23 May 2000 Tuesday getting warmer, no rain at least

Dame Barbara Cartland died at the age of 98, having written more than 723 historical romance novels.  Her books have been translated into 36 languages.  By selling more than a billion books, she entered the Guinness Book of Records as the world's best-selling author.

Interestingly, she was the step-grandmother to the late Diana, Princess of Wales.  Among other eccentricities, she was famous for her love of pink which began in 1923 when visiting an Egyptian tomb.

I came across her work as a teenage addict of Harlequin Romance novels.*  Dame Barbara, as she is affectionately referred to in this country, believed in real love and wrote of love not sex.  In fact, kisses were considered daring.  Her plots were predictable, typically that of a young virgin who gets sweeped off her feet by a dashing young man from the aristocracy.  Despite hundreds of  variations of the same theme, her readers, like myself, could hardly tire of her stories.
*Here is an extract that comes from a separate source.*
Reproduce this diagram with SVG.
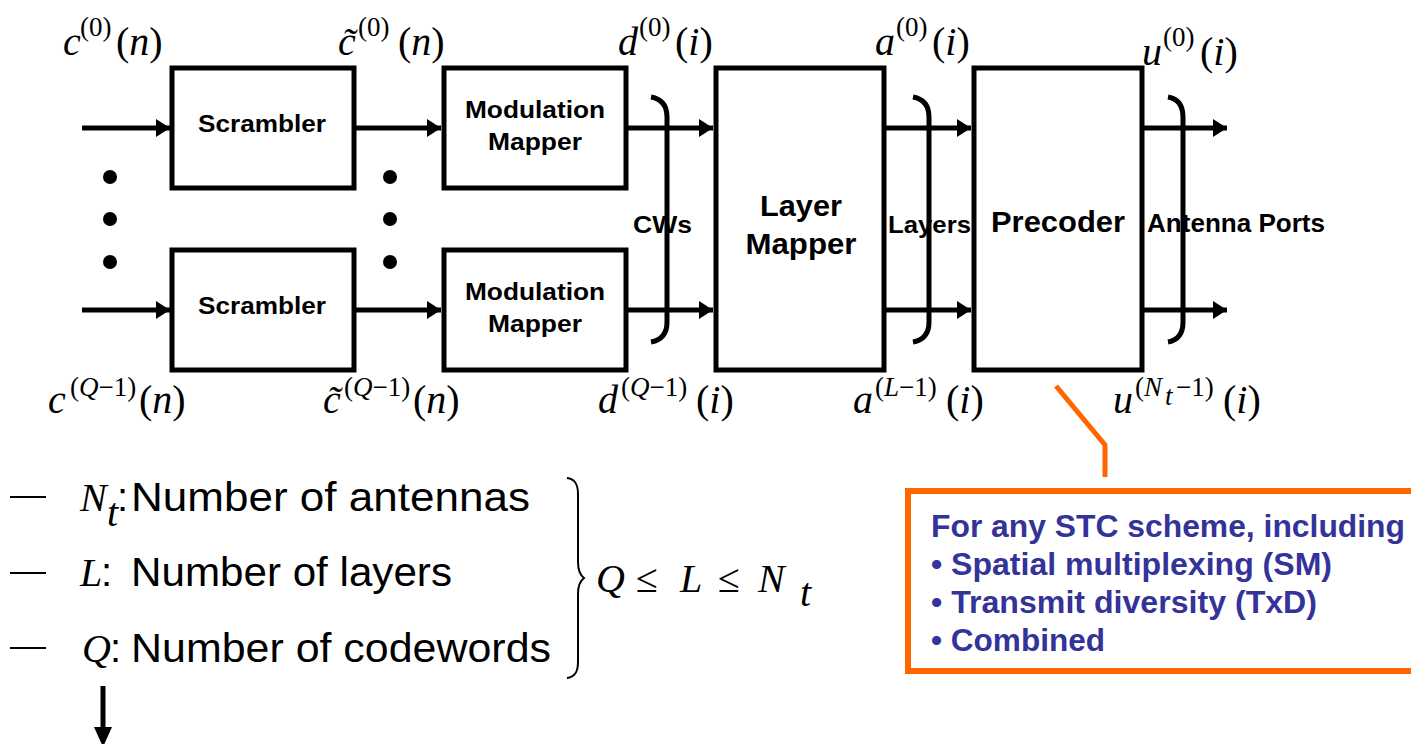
<svg xmlns="http://www.w3.org/2000/svg" width="1411" height="744" viewBox="0 0 1411 744">
<defs>
<style>
.box{fill:#fff;stroke:#000;stroke-width:5}
.ln{stroke:#000;stroke-width:5;fill:none}
.br{stroke:#000;stroke-width:5;fill:none;stroke-linecap:butt}
.lbl{font-family:"Liberation Sans",Arial,sans-serif;font-weight:bold;fill:#000}
.mi{font-family:"Liberation Serif","Times New Roman",serif;font-style:italic;font-size:40px;fill:#000}
.mr{font-family:"Liberation Serif","Times New Roman",serif;font-size:40px;fill:#000}
.si{font-family:"Liberation Serif","Times New Roman",serif;font-style:italic;font-size:27px;fill:#000}
.sr{font-family:"Liberation Serif","Times New Roman",serif;font-size:27px;fill:#000}
.leg{font-family:"Liberation Sans",Arial,sans-serif;font-size:40px;fill:#000}
.org{font-family:"Liberation Sans",Arial,sans-serif;font-weight:bold;font-size:31px;fill:#333399}
</style>
<marker id="ah" markerUnits="userSpaceOnUse" markerWidth="14" markerHeight="18" refX="14" refY="9" orient="auto">
<path d="M0,0 L14,9 L0,18 z" fill="#000"/>
</marker>
</defs>
<rect width="1411" height="744" fill="#fff"/>

<g id="connectors">
<line class="ln" x1="82" y1="128" x2="170" y2="128" marker-end="url(#ah)"/>
<line class="ln" x1="82" y1="310" x2="170" y2="310" marker-end="url(#ah)"/>
<line class="ln" x1="354" y1="128" x2="441" y2="128" marker-end="url(#ah)"/>
<line class="ln" x1="354" y1="310" x2="441" y2="310" marker-end="url(#ah)"/>
<line class="ln" x1="627" y1="128" x2="713" y2="128" marker-end="url(#ah)"/>
<line class="ln" x1="627" y1="310" x2="713" y2="310" marker-end="url(#ah)"/>
<line class="ln" x1="884" y1="128" x2="971" y2="128" marker-end="url(#ah)"/>
<line class="ln" x1="884" y1="310" x2="971" y2="310" marker-end="url(#ah)"/>
<line class="ln" x1="1143" y1="128" x2="1227" y2="128" marker-end="url(#ah)"/>
<line class="ln" x1="1143" y1="310" x2="1227" y2="310" marker-end="url(#ah)"/>
<polyline points="1056,386 1105,445 1105,477" fill="none" stroke="#FF6600" stroke-width="5"/>
<line x1="103" y1="686" x2="103" y2="730" stroke="#000" stroke-width="5"/>
<polygon points="94,727 112,727 103,747" fill="#000"/>
</g>

<g id="dots">
<circle cx="110" cy="177" r="7"/><circle cx="110" cy="219" r="7"/><circle cx="110" cy="262" r="7"/>
<circle cx="390" cy="177" r="7"/><circle cx="390" cy="219" r="7"/><circle cx="390" cy="262" r="7"/>
</g>

<g id="scrambler1"><rect class="box" x="172" y="68" width="182" height="120"/>
<text class="lbl" x="262" y="132" font-size="23" text-anchor="middle" textLength="128" lengthAdjust="spacingAndGlyphs">Scrambler</text></g>
<g id="scrambler2"><rect class="box" x="172" y="250" width="182" height="120"/>
<text class="lbl" x="262" y="314" font-size="23" text-anchor="middle" textLength="128" lengthAdjust="spacingAndGlyphs">Scrambler</text></g>

<g id="modmapper1"><rect class="box" x="444" y="68" width="182" height="120"/>
<text class="lbl" x="535" y="118" font-size="23" text-anchor="middle" textLength="140" lengthAdjust="spacingAndGlyphs">Modulation</text>
<text class="lbl" x="535" y="150" font-size="23" text-anchor="middle" textLength="94" lengthAdjust="spacingAndGlyphs">Mapper</text></g>
<g id="modmapper2"><rect class="box" x="444" y="250" width="182" height="120"/>
<text class="lbl" x="535" y="300" font-size="23" text-anchor="middle" textLength="140" lengthAdjust="spacingAndGlyphs">Modulation</text>
<text class="lbl" x="535" y="332" font-size="23" text-anchor="middle" textLength="94" lengthAdjust="spacingAndGlyphs">Mapper</text></g>

<g id="layermapper"><rect class="box" x="716" y="68" width="168" height="302"/>
<text class="lbl" x="801" y="216" font-size="29" text-anchor="middle" textLength="82" lengthAdjust="spacingAndGlyphs">Layer</text>
<text class="lbl" x="801" y="254" font-size="29" text-anchor="middle" textLength="111" lengthAdjust="spacingAndGlyphs">Mapper</text></g>

<g id="precoder"><rect class="box" x="974" y="68" width="168" height="302"/>
<text class="lbl" x="991" y="232" font-size="30" textLength="134" lengthAdjust="spacingAndGlyphs">Precoder</text></g>

<g id="groups">
<text class="lbl" x="633" y="233" font-size="24" textLength="59" lengthAdjust="spacingAndGlyphs">CWs</text>
<text class="lbl" x="888" y="233" font-size="24" textLength="83" lengthAdjust="spacingAndGlyphs">Layers</text>
<text class="lbl" x="1147" y="232" font-size="25" textLength="178" lengthAdjust="spacingAndGlyphs">Antenna Ports</text>
<path class="br" d="M651,97 C662,99 667,106 667,117 L667,322 C667,333 662,340 651,342"/>
<path class="br" d="M913,97 C924,99 929,106 929,117 L929,322 C929,333 924,340 913,342"/>
<path class="br" d="M1168,97 C1179,99 1183,106 1183,117 L1183,322 C1183,333 1179,340 1168,342"/>
</g>

<g id="signal-labels">
<text class="mi" x="63" y="55">c</text><text class="sr" x="80" y="36">(0)</text><text class="mr" x="116" y="55">(<tspan font-style="italic">n</tspan>)</text>
<text class="mi" x="338" y="55">c̃</text><text class="sr" x="358" y="36">(0)</text><text class="mr" x="398" y="55">(<tspan font-style="italic">n</tspan>)</text>
<text class="mi" x="618" y="55">d</text><text class="sr" x="639" y="36">(0)</text><text class="mr" x="675" y="55">(<tspan font-style="italic">i</tspan>)</text>
<text class="mi" x="875" y="55">a</text><text class="sr" x="896" y="36">(0)</text><text class="mr" x="932" y="55">(<tspan font-style="italic">i</tspan>)</text>
<text class="mi" x="1142" y="65">u</text><text class="sr" x="1163" y="46">(0)</text><text class="mr" x="1200" y="65">(<tspan font-style="italic">i</tspan>)</text>

<text class="mi" x="48" y="413">c</text><text class="sr" x="70" y="396">(<tspan font-style="italic">Q</tspan>−1)</text><text class="mr" x="139" y="413">(<tspan font-style="italic">n</tspan>)</text>
<text class="mi" x="323" y="413">c̃</text><text class="sr" x="344" y="396">(<tspan font-style="italic">Q</tspan>−1)</text><text class="mr" x="413" y="413">(<tspan font-style="italic">n</tspan>)</text>
<text class="mi" x="598" y="413">d</text><text class="sr" x="621" y="396">(<tspan font-style="italic">Q</tspan>−1)</text><text class="mr" x="696" y="413">(<tspan font-style="italic">i</tspan>)</text>
<text class="mi" x="853" y="413">a</text><text class="sr" x="875" y="396">(<tspan font-style="italic">L</tspan>−1)</text><text class="mr" x="946" y="413">(<tspan font-style="italic">i</tspan>)</text>
<text class="mi" x="1113" y="413">u</text><text class="sr" x="1135" y="396">(</text><text class="si" x="1144" y="396">N</text><text class="si" x="1165" y="405" font-size="18">t</text><text class="sr" x="1176" y="396">−1)</text><text class="mr" x="1223" y="413">(<tspan font-style="italic">i</tspan>)</text>
</g>

<g id="legend">
<line x1="10" y1="497" x2="46" y2="497" stroke="#000" stroke-width="1.8"/>
<line x1="10" y1="573" x2="46" y2="573" stroke="#000" stroke-width="1.8"/>
<line x1="10" y1="648" x2="46" y2="648" stroke="#000" stroke-width="1.8"/>
<text class="mi" x="80" y="511" font-size="38">N</text><text class="mi" x="107" y="526" font-size="24">t</text><text class="leg" x="117" y="511">:</text>
<text class="leg" x="131" y="511" textLength="399" lengthAdjust="spacingAndGlyphs">Number of antennas</text>
<text class="mi" x="80" y="586">L</text><text class="leg" x="101" y="586">:</text>
<text class="leg" x="131" y="586" textLength="321" lengthAdjust="spacingAndGlyphs">Number of layers</text>
<text class="mi" x="82" y="662">Q</text><text class="leg" x="110" y="662">:</text>
<text class="leg" x="131" y="662" textLength="420" lengthAdjust="spacingAndGlyphs">Number of codewords</text>
<path d="M567,478 C575,479 578,484 578,494 L578,562 C578,570 580,575 584,578 C580,581 578,586 578,594 L578,662 C578,672 575,677 567,678" fill="none" stroke="#000" stroke-width="2"/>
<text class="mi" x="596" y="592" font-size="44">Q</text>
<text class="mr" x="636" y="592" font-size="48">≤</text>
<text class="mi" x="680" y="592" font-size="44">L</text>
<text class="mr" x="718" y="592" font-size="48">≤</text>
<text class="mi" x="758" y="592" font-size="44">N</text>
<text class="mi" x="800" y="606" font-size="28">t</text>
</g>

<g id="stc-note">
<rect x="908" y="491" width="600" height="180" fill="#fff" stroke="#FF6600" stroke-width="6"/>
<text class="org" x="931" y="537" textLength="474" lengthAdjust="spacingAndGlyphs">For any STC scheme, including</text>
<text class="org" x="931" y="575" textLength="401" lengthAdjust="spacingAndGlyphs">• Spatial multiplexing (SM)</text>
<text class="org" x="931" y="613" textLength="386" lengthAdjust="spacingAndGlyphs">• Transmit diversity (TxD)</text>
<text class="org" x="931" y="651" textLength="174" lengthAdjust="spacingAndGlyphs">• Combined</text>
</g>
</svg>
I feel a loss that I didn't get the chance to meet this fine lady.  After all, it was probably her novels that lured me into this country:   in search of Prince Charming.  Unfortunately, by the time I do meet one, he is likely to be married, divorced but attached, or gay.  In the worst case, he could be young enough to be my son.

 

* Note:  Harlequin Romances are equivalent of the Mills and Boones romantic novels.  After painstakingly building up a collection in my teens, I generously gave them to my young brother for safe-keeping when I left home.   Without telling me, he proceeded to swap every single one of them for Robert Ludlum and Federick Forsythe's spy novels.  No wonder he is not a romantic like myself!